Altogether the code should look like:

Directives

Adding Directives in the Directives window does not change the code in any way.

  • Go to the Directives window if not already up with Window->Show View->Show Directives.

  • If you comment out any pragmas that have already been written and save, the commands will disappear from the Directives window. To add a new directive, right click one of the variables, functions, or loops and select Insert Directive

  • Here a new window will pop up with all the different options of commands and their various input.

  • See if you can recreate the commands from the pragmas (inside of the pink box) inside this directive window.

Once you finish, your Directives window should look like the image below:

If you create a pragma and a directive for the same command, you would see it twice in the Directives window. Don’t do this. Choose one or the other and check your window for duplicates.

Synthesize

Once everything is completed, run C synthesis.

Compared to the values shown before, what is the new latency? How many times better is it than the original, unoptimized version? (Hint: the new latency should be under 50,000)

Explore

See what other commands you can add to reduce the latency. Play around, see what makes things better and worse. Try to get the latency as low as you possibly can.

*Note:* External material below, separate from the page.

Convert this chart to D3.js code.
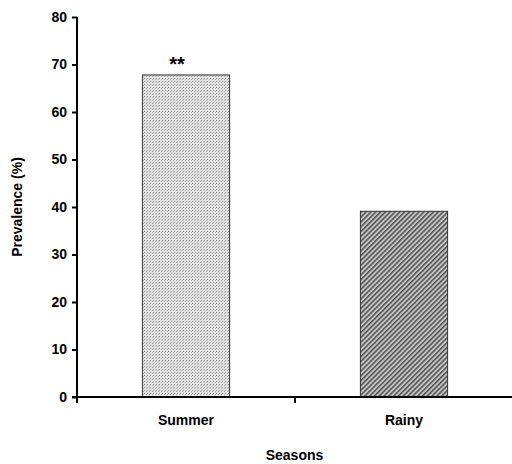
<!DOCTYPE html>
<html>
<head>
<meta charset="utf-8">
<script src="https://cdn.jsdelivr.net/npm/d3@7"></script>
<style>
	body { margin: 0; background: #fff; }
	text { font-family: "Liberation Sans", Arial, sans-serif; font-weight: bold; fill: #000; }
</style>
</head>
<body>
<div id="chart"></div>
<script>
const seasons = ["Summer", "Rainy"];
const prevalence = [67.8, 39.1];
const marks = ["**", ""];
const yTicks = [0, 10, 20, 30, 40, 50, 60, 70, 80];

(function() {
	const width = 512, height = 464;
	const svg = d3.select("#chart").append("svg")
		.attr("width", width).attr("height", height);

	const defs = svg.append("defs");
	// fine stipple for summer
	const dots = defs.append("pattern").attr("id", "dots")
		.attr("patternUnits", "userSpaceOnUse").attr("width", 3).attr("height", 3);
	dots.append("rect").attr("width", 3).attr("height", 3).attr("fill", "#e2e2e2");
	dots.append("rect").attr("width", 1).attr("height", 1).attr("fill", "#8a8a8a");
	dots.append("rect").attr("x", 2).attr("y", 1).attr("width", 1).attr("height", 1).attr("fill", "#aaa");
	// diagonal hatch for rainy
	const hatch = defs.append("pattern").attr("id", "hatch")
		.attr("patternUnits", "userSpaceOnUse").attr("width", 3.4).attr("height", 3.4)
		.attr("patternTransform", "rotate(45)");
	hatch.append("rect").attr("width", 3.4).attr("height", 3.4).attr("fill", "#c4c4c4");
	hatch.append("rect").attr("width", 1.5).attr("height", 3.4).attr("fill", "#505050");

	const x = d3.scaleBand().domain(seasons).range([77, 513])
		.paddingInner(0.6).paddingOuter(0.3);
	const y = d3.scaleLinear().domain([0, 80]).range([397, 17]);

	const fills = ["url(#dots)", "url(#hatch)"];

	svg.selectAll("rect.bar").data(seasons).join("rect")
		.attr("class", "bar")
		.attr("x", d => x(d)).attr("width", x.bandwidth())
		.attr("y", (d, i) => y(prevalence[i]))
		.attr("height", (d, i) => y(0) - y(prevalence[i]))
		.attr("fill", (d, i) => fills[i])
		.attr("stroke", "#333").attr("stroke-width", 1);

	svg.selectAll("text.mark").data(seasons).join("text")
		.attr("class", "mark")
		.attr("x", d => x(d) + x.bandwidth() / 2 - 9)
		.attr("y", (d, i) => y(prevalence[i]) - 4)
		.attr("text-anchor", "middle").attr("font-size", 20)
		.text((d, i) => marks[i]);

	// y axis
	const yAxis = svg.append("g").attr("transform", "translate(77,0)")
		.call(d3.axisLeft(y).tickValues(yTicks).tickSize(5).tickPadding(5));
	yAxis.select(".domain").attr("d", `M0,${y(80)}V${y(0) + 6}`).attr("stroke-width", 2);
	yAxis.selectAll(".tick line").attr("stroke-width", 2);
	yAxis.selectAll("text").attr("font-size", 14).attr("font-family", "Liberation Sans, Arial").attr("font-weight", "bold");

	// x axis
	const xAxis = svg.append("g").attr("transform", `translate(0,${y(0)})`)
		.call(d3.axisBottom(x).tickSize(0).tickPadding(18));
	xAxis.select(".domain").attr("d", "M72,0H512").attr("stroke-width", 2);
	xAxis.selectAll("text").attr("font-size", 14).attr("font-family", "Liberation Sans, Arial").attr("font-weight", "bold");
	// middle tick between categories
	const mid = (x(seasons[0]) + x.bandwidth() / 2 + x(seasons[1]) + x.bandwidth() / 2) / 2;
	xAxis.append("line").attr("x1", mid).attr("x2", mid).attr("y1", 0).attr("y2", 6)
		.attr("stroke", "#000").attr("stroke-width", 2);

	svg.append("text").attr("x", (77 + 512) / 2).attr("y", 460)
		.attr("text-anchor", "middle").attr("font-size", 14).text("Seasons");

	svg.append("text")
		.attr("transform", `translate(22,${(y(0) + y(80)) / 2}) rotate(-90)`)
		.attr("text-anchor", "middle").attr("font-size", 14).text("Prevalence (%)");
})();
</script>
</body>
</html>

Watch your resources to ensure that you don’t exceed the amount of resources available on the board that was selected for this solution.

Additional Notes

Some optimizations that can be done aren’t in pragmas or directives but changing the code itself. Feel free to play around with the written code but be sure to run C Simulation to ensure that the code is still working correctly. It doesn’t matter how fast the code runs if it doesn’t work right.

If you would like to try a new optimization but don’t want to lose what you have, you can create a new solution. To do this, select Project from the top tool bar and then New Solution. This new solution will appear in the Explorer drop down menu on the left.